Tuesday: Open interest up 4,558, 11,119 exchange for physicals.

Wednesday: Open interest down 6,293, 10,342 exchange for physicals.

Thursday: Open interest down 4,504, 7,911 exchange for physicals.

Friday: Open interest down 21,119, 23,308 exchange for physicals.

Totals during the four-day gold smash: The open interest declined by 27,358 contracts and there were 43,352 exchanges for physicals.

The four-day decline in open interest was actually rather insignificant, nothing to indicate a $132 smash in gold's price. We've seen twice that cumulative open interest decline in a single day and the price of gold barely budged. The total open interest declined by just a minuscule 3 1/2%.

At the exact same time a humongous 135.475 tonnes of fictitious paper gold was getting converted to physical at a notional value of approximately $47.15 billion.

Does this sound like a trading market that favored the shorts in any way? Where did the global gold market come up with 135 tonnes of gold in such short order?
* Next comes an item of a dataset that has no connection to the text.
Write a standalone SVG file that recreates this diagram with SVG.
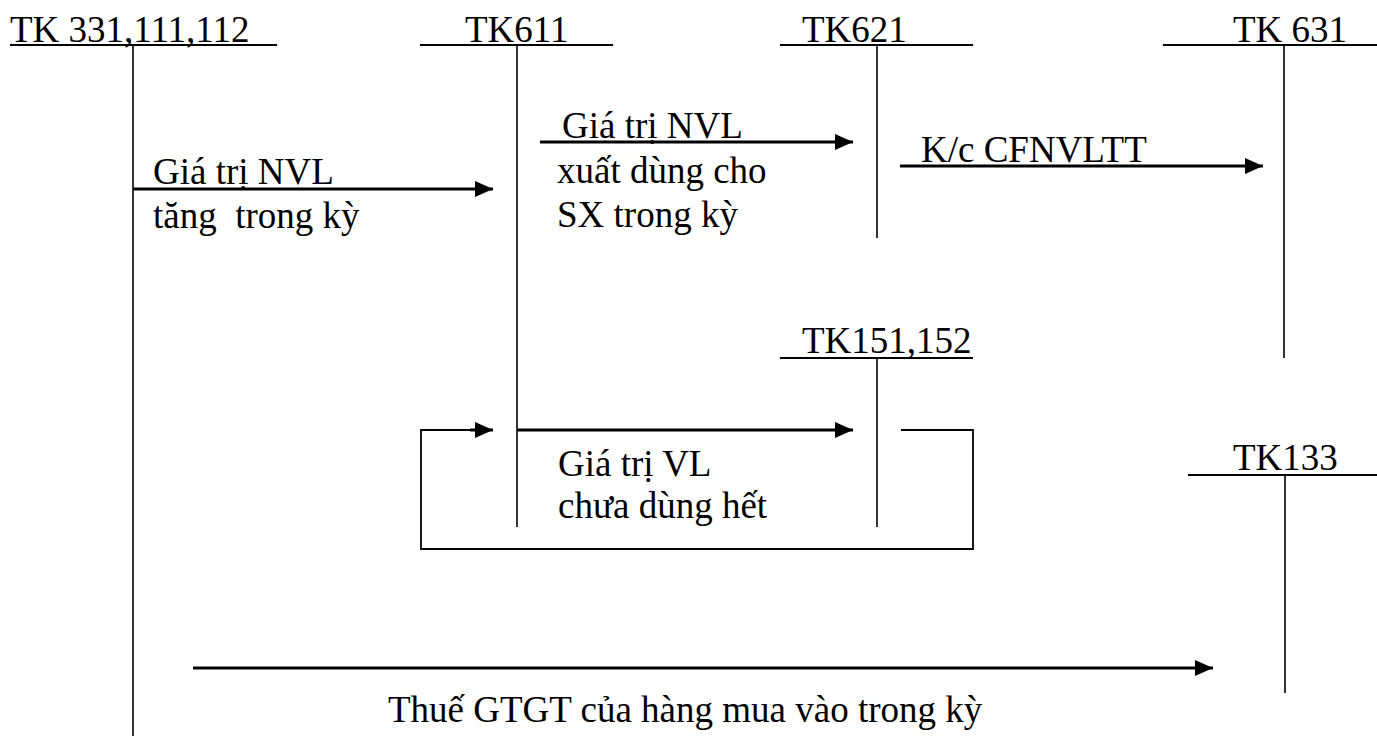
<svg xmlns="http://www.w3.org/2000/svg" width="1377" height="736" viewBox="0 0 1377 736">
<style>
text{font-family:"Liberation Serif","Times New Roman",serif;font-size:37px;fill:#000;white-space:pre}
.acc{stroke:#000;stroke-width:1.6;fill:none}
.ul{stroke:#000;stroke-width:2;fill:none}
.arr{stroke:#000;stroke-width:3;fill:none;marker-end:url(#ah)}
.ln{stroke:#000;stroke-width:1.8;fill:none}
</style>
<defs>
<marker id="ah" markerUnits="userSpaceOnUse" markerWidth="18" markerHeight="16" refX="18" refY="8" orient="auto" viewBox="0 0 18 16">
<path d="M0,0 L18,8 L0,16 Z" fill="#000"/>
</marker>
</defs>
<rect width="1377" height="736" fill="#fff"/>

<g id="tk331">
<text x="10" y="42">TK 331,111,112</text>
<line class="ul" x1="10" y1="45" x2="277" y2="45"/>
<line class="acc" x1="133" y1="45" x2="133" y2="736"/>
</g>
<g id="tk611">
<text x="465" y="42">TK611</text>
<line class="ul" x1="420" y1="45" x2="613" y2="45"/>
<line class="acc" x1="517" y1="45" x2="517" y2="527"/>
</g>
<g id="tk621">
<text x="802" y="42">TK621</text>
<line class="ul" x1="780" y1="45" x2="973" y2="45"/>
<line class="acc" x1="877" y1="45" x2="877" y2="238"/>
</g>
<g id="tk631">
<text x="1233" y="42">TK 631</text>
<line class="ul" x1="1163" y1="45" x2="1377" y2="45"/>
<line class="acc" x1="1284" y1="45" x2="1284" y2="358"/>
</g>
<g id="tk151">
<text x="802" y="353">TK151,152</text>
<line class="ul" x1="780" y1="358" x2="973" y2="358"/>
<line class="acc" x1="877" y1="358" x2="877" y2="527"/>
</g>
<g id="tk133">
<text x="1233" y="470">TK133</text>
<line class="ul" x1="1188" y1="475" x2="1377" y2="475"/>
<line class="acc" x1="1285" y1="475" x2="1285" y2="693"/>
</g>

<g id="connectors">
<line class="arr" x1="133" y1="189" x2="493" y2="189"/>
<line class="arr" x1="540" y1="142" x2="853" y2="142"/>
<line class="arr" x1="900" y1="166" x2="1263" y2="166"/>
<line class="arr" x1="517" y1="430" x2="853" y2="430"/>
<polyline class="ln" points="901,430 973,430 973,549 421,549 421,430 480,430"/>
<line class="arr" x1="470" y1="430" x2="493" y2="430"/>
<line class="arr" x1="193" y1="668" x2="1213" y2="668"/>
</g>

<g id="labels">
<text x="153" y="184">Giá trị NVL</text>
<text x="153" y="228" xml:space="preserve">tăng  trong kỳ</text>
<text x="562" y="138">Giá trị NVL</text>
<text x="557" y="183">xuất dùng cho</text>
<text x="557" y="227">SX trong kỳ</text>
<text x="921" y="162">K/c CFNVLTT</text>
<text x="558" y="476">Giá trị VL</text>
<text x="558" y="518">chưa dùng hết</text>
<text x="388" y="722">Thuế GTGT của hàng mua vào trong kỳ</text>
</g>
</svg>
Hell, Germany needed a multi-year repatriation agreement just to get some of its gold back.

If indeed it was margin call pressure that forced traders to liquidate gold futures, why weren't short sellers doing the same thing in spades?

It's obvious that many of the bullion banks with huge equity exposure are also the relentless short sellers in the metals. If margin call pressure was the root problem, they were the ones who should be covering, producing the same effect each and every day as Monday when gold soared.

This week for gold was strictly a coordinated affair of the Working Group on Financial Markets, the Bank for International Settlements, and central banks. They monkey-hammered the gold market with unlimited offers. The message is always that government treasury bonds and things like the dollar are the only acceptable alternatives. Blaming margin call selling for gold's decline is silly.

Pay attention to the exchanges for physicals and not the mainstream media excuses. Physical gold is reacting correctly and will continue to do so. Gold isn't merely a competitor to Treasuries. It is the safe haven in times like these.